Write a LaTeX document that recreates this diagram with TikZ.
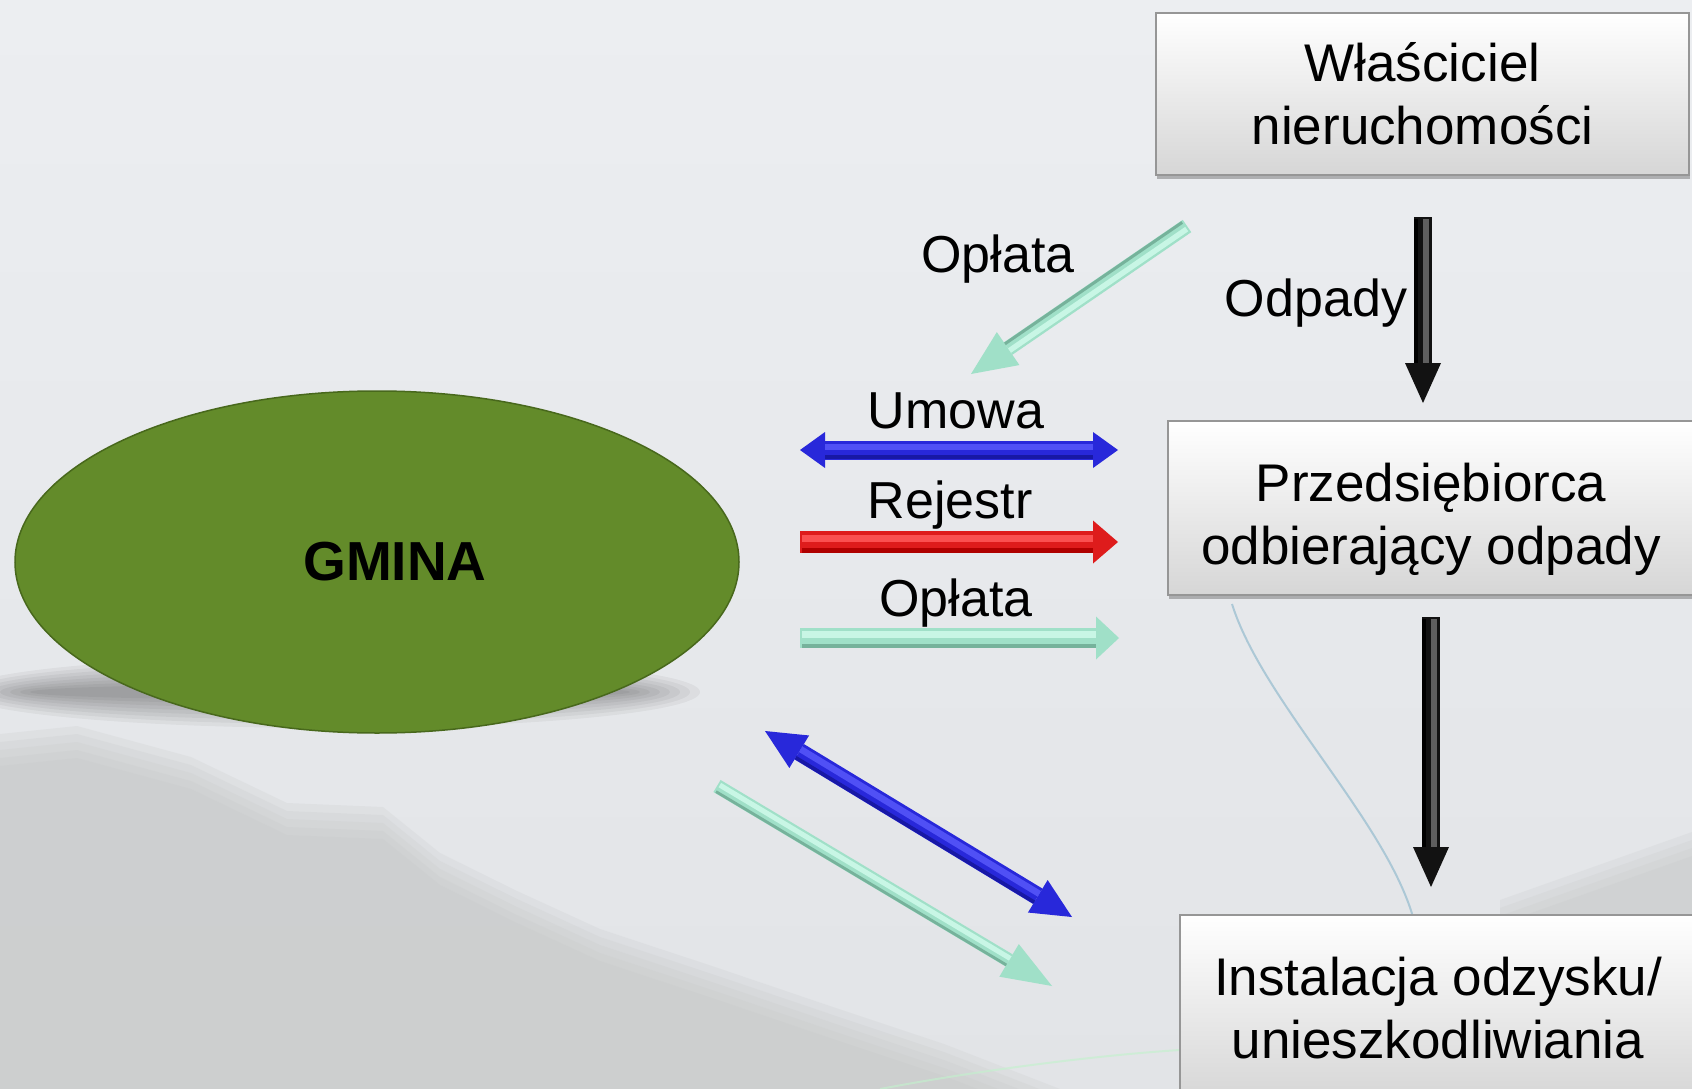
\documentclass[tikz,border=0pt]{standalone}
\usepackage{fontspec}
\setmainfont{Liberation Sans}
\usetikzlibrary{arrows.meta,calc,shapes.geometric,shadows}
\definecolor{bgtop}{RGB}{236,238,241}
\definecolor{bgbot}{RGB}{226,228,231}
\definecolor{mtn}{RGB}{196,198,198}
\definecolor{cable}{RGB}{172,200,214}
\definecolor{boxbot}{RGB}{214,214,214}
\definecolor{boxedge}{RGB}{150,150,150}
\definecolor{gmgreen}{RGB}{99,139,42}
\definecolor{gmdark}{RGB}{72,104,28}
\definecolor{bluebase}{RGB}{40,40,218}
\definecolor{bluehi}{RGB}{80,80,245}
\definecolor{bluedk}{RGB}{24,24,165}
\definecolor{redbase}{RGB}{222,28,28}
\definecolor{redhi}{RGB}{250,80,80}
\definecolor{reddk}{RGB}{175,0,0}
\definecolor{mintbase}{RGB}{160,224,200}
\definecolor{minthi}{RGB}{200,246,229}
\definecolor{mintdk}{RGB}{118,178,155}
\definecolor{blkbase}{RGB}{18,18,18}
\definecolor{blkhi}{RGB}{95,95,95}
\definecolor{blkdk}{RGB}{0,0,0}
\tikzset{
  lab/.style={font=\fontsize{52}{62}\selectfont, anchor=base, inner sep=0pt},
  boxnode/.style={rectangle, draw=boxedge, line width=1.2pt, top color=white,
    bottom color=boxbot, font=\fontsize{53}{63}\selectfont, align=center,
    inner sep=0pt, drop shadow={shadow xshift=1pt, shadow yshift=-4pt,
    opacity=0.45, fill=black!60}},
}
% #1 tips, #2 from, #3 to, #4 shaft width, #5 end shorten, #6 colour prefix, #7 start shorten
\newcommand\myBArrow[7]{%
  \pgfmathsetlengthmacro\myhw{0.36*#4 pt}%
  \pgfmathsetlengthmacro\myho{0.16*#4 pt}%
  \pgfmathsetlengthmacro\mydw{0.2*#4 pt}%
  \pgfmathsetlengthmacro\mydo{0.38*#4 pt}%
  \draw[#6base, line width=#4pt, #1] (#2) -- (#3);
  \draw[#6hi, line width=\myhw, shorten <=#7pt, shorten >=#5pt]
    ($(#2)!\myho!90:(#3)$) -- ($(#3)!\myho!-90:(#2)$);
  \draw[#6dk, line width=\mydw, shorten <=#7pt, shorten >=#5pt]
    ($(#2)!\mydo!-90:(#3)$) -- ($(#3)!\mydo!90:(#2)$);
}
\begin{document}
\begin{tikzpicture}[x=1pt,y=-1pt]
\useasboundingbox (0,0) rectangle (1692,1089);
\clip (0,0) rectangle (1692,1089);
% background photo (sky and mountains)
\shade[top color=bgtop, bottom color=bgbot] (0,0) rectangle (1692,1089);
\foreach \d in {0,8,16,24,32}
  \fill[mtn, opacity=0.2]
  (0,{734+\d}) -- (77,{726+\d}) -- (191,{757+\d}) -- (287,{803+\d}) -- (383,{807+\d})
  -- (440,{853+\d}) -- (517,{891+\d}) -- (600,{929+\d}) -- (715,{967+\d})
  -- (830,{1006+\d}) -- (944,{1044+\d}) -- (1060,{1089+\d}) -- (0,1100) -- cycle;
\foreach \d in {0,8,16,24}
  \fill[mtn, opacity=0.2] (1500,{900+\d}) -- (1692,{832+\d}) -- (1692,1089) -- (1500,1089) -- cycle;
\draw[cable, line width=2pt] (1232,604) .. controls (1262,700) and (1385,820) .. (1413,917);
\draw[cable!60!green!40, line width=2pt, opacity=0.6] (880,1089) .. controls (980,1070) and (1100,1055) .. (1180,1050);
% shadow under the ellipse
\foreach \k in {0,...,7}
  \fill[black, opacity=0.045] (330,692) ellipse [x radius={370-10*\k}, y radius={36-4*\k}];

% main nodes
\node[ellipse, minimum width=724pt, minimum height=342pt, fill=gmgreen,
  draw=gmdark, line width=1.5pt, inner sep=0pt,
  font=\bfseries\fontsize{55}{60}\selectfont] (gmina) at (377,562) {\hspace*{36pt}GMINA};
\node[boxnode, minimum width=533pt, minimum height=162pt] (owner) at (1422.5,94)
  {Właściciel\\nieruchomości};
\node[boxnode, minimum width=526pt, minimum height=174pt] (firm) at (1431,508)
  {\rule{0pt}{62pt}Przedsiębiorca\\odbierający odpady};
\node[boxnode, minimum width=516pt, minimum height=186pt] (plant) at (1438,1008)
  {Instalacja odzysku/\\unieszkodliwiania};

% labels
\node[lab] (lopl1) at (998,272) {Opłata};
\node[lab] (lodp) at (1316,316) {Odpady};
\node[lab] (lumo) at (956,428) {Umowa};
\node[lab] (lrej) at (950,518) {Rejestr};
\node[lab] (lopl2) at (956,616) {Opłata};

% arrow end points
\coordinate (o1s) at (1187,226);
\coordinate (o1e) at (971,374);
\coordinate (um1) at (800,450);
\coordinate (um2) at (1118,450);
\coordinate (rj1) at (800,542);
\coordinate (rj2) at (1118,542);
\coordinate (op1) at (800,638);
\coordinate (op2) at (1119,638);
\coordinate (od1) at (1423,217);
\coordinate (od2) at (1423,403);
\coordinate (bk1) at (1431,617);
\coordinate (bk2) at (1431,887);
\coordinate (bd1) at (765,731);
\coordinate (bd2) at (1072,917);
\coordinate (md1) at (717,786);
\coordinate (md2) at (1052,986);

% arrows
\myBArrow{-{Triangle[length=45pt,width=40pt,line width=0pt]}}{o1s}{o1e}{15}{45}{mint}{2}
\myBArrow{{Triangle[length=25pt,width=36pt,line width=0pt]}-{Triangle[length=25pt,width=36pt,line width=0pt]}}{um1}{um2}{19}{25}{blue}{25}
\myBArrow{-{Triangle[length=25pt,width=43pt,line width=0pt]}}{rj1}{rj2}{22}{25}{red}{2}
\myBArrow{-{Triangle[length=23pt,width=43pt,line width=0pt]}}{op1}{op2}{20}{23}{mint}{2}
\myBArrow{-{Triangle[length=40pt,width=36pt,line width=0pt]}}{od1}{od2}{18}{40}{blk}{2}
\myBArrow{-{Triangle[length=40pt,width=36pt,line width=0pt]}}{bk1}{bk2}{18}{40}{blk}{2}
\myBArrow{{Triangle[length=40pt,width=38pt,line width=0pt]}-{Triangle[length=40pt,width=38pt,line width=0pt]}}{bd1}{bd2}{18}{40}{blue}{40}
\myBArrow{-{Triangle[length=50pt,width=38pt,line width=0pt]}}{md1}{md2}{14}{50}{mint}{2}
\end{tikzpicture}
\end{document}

- - - - - - -

Instructions for the task: Return each line of the data, keeping its wording exact and omitting pictures.

Answer below:
Write a LaTeX document that recreates this diagram with TikZ.
\documentclass[tikz,border=0pt]{standalone}
\usepackage{fontspec}
\setmainfont{Liberation Sans}
\usetikzlibrary{arrows.meta,calc,shapes.geometric,shadows}
\definecolor{bgtop}{RGB}{236,238,241}
\definecolor{bgbot}{RGB}{226,228,231}
\definecolor{mtn}{RGB}{196,198,198}
\definecolor{cable}{RGB}{172,200,214}
\definecolor{boxbot}{RGB}{214,214,214}
\definecolor{boxedge}{RGB}{150,150,150}
\definecolor{gmgreen}{RGB}{99,139,42}
\definecolor{gmdark}{RGB}{72,104,28}
\definecolor{bluebase}{RGB}{40,40,218}
\definecolor{bluehi}{RGB}{80,80,245}
\definecolor{bluedk}{RGB}{24,24,165}
\definecolor{redbase}{RGB}{222,28,28}
\definecolor{redhi}{RGB}{250,80,80}
\definecolor{reddk}{RGB}{175,0,0}
\definecolor{mintbase}{RGB}{160,224,200}
\definecolor{minthi}{RGB}{200,246,229}
\definecolor{mintdk}{RGB}{118,178,155}
\definecolor{blkbase}{RGB}{18,18,18}
\definecolor{blkhi}{RGB}{95,95,95}
\definecolor{blkdk}{RGB}{0,0,0}
\tikzset{
  lab/.style={font=\fontsize{52}{62}\selectfont, anchor=base, inner sep=0pt},
  boxnode/.style={rectangle, draw=boxedge, line width=1.2pt, top color=white,
    bottom color=boxbot, font=\fontsize{53}{63}\selectfont, align=center,
    inner sep=0pt, drop shadow={shadow xshift=1pt, shadow yshift=-4pt,
    opacity=0.45, fill=black!60}},
}
% #1 tips, #2 from, #3 to, #4 shaft width, #5 end shorten, #6 colour prefix, #7 start shorten
\newcommand\myBArrow[7]{%
  \pgfmathsetlengthmacro\myhw{0.36*#4 pt}%
  \pgfmathsetlengthmacro\myho{0.16*#4 pt}%
  \pgfmathsetlengthmacro\mydw{0.2*#4 pt}%
  \pgfmathsetlengthmacro\mydo{0.38*#4 pt}%
  \draw[#6base, line width=#4pt, #1] (#2) -- (#3);
  \draw[#6hi, line width=\myhw, shorten <=#7pt, shorten >=#5pt]
    ($(#2)!\myho!90:(#3)$) -- ($(#3)!\myho!-90:(#2)$);
  \draw[#6dk, line width=\mydw, shorten <=#7pt, shorten >=#5pt]
    ($(#2)!\mydo!-90:(#3)$) -- ($(#3)!\mydo!90:(#2)$);
}
\begin{document}
\begin{tikzpicture}[x=1pt,y=-1pt]
\useasboundingbox (0,0) rectangle (1692,1089);
\clip (0,0) rectangle (1692,1089);
% background photo (sky and mountains)
\shade[top color=bgtop, bottom color=bgbot] (0,0) rectangle (1692,1089);
\foreach \d in {0,8,16,24,32}
  \fill[mtn, opacity=0.2]
  (0,{734+\d}) -- (77,{726+\d}) -- (191,{757+\d}) -- (287,{803+\d}) -- (383,{807+\d})
  -- (440,{853+\d}) -- (517,{891+\d}) -- (600,{929+\d}) -- (715,{967+\d})
  -- (830,{1006+\d}) -- (944,{1044+\d}) -- (1060,{1089+\d}) -- (0,1100) -- cycle;
\foreach \d in {0,8,16,24}
  \fill[mtn, opacity=0.2] (1500,{900+\d}) -- (1692,{832+\d}) -- (1692,1089) -- (1500,1089) -- cycle;
\draw[cable, line width=2pt] (1232,604) .. controls (1262,700) and (1385,820) .. (1413,917);
\draw[cable!60!green!40, line width=2pt, opacity=0.6] (880,1089) .. controls (980,1070) and (1100,1055) .. (1180,1050);
% shadow under the ellipse
\foreach \k in {0,...,7}
  \fill[black, opacity=0.045] (330,692) ellipse [x radius={370-10*\k}, y radius={36-4*\k}];

% main nodes
\node[ellipse, minimum width=724pt, minimum height=342pt, fill=gmgreen,
  draw=gmdark, line width=1.5pt, inner sep=0pt,
  font=\bfseries\fontsize{55}{60}\selectfont] (gmina) at (377,562) {\hspace*{36pt}GMINA};
\node[boxnode, minimum width=533pt, minimum height=162pt] (owner) at (1422.5,94)
  {Właściciel\\nieruchomości};
\node[boxnode, minimum width=526pt, minimum height=174pt] (firm) at (1431,508)
  {\rule{0pt}{62pt}Przedsiębiorca\\odbierający odpady};
\node[boxnode, minimum width=516pt, minimum height=186pt] (plant) at (1438,1008)
  {Instalacja odzysku/\\unieszkodliwiania};

% labels
\node[lab] (lopl1) at (998,272) {Opłata};
\node[lab] (lodp) at (1316,316) {Odpady};
\node[lab] (lumo) at (956,428) {Umowa};
\node[lab] (lrej) at (950,518) {Rejestr};
\node[lab] (lopl2) at (956,616) {Opłata};

% arrow end points
\coordinate (o1s) at (1187,226);
\coordinate (o1e) at (971,374);
\coordinate (um1) at (800,450);
\coordinate (um2) at (1118,450);
\coordinate (rj1) at (800,542);
\coordinate (rj2) at (1118,542);
\coordinate (op1) at (800,638);
\coordinate (op2) at (1119,638);
\coordinate (od1) at (1423,217);
\coordinate (od2) at (1423,403);
\coordinate (bk1) at (1431,617);
\coordinate (bk2) at (1431,887);
\coordinate (bd1) at (765,731);
\coordinate (bd2) at (1072,917);
\coordinate (md1) at (717,786);
\coordinate (md2) at (1052,986);

% arrows
\myBArrow{-{Triangle[length=45pt,width=40pt,line width=0pt]}}{o1s}{o1e}{15}{45}{mint}{2}
\myBArrow{{Triangle[length=25pt,width=36pt,line width=0pt]}-{Triangle[length=25pt,width=36pt,line width=0pt]}}{um1}{um2}{19}{25}{blue}{25}
\myBArrow{-{Triangle[length=25pt,width=43pt,line width=0pt]}}{rj1}{rj2}{22}{25}{red}{2}
\myBArrow{-{Triangle[length=23pt,width=43pt,line width=0pt]}}{op1}{op2}{20}{23}{mint}{2}
\myBArrow{-{Triangle[length=40pt,width=36pt,line width=0pt]}}{od1}{od2}{18}{40}{blk}{2}
\myBArrow{-{Triangle[length=40pt,width=36pt,line width=0pt]}}{bk1}{bk2}{18}{40}{blk}{2}
\myBArrow{{Triangle[length=40pt,width=38pt,line width=0pt]}-{Triangle[length=40pt,width=38pt,line width=0pt]}}{bd1}{bd2}{18}{40}{blue}{40}
\myBArrow{-{Triangle[length=50pt,width=38pt,line width=0pt]}}{md1}{md2}{14}{50}{mint}{2}
\end{tikzpicture}
\end{document}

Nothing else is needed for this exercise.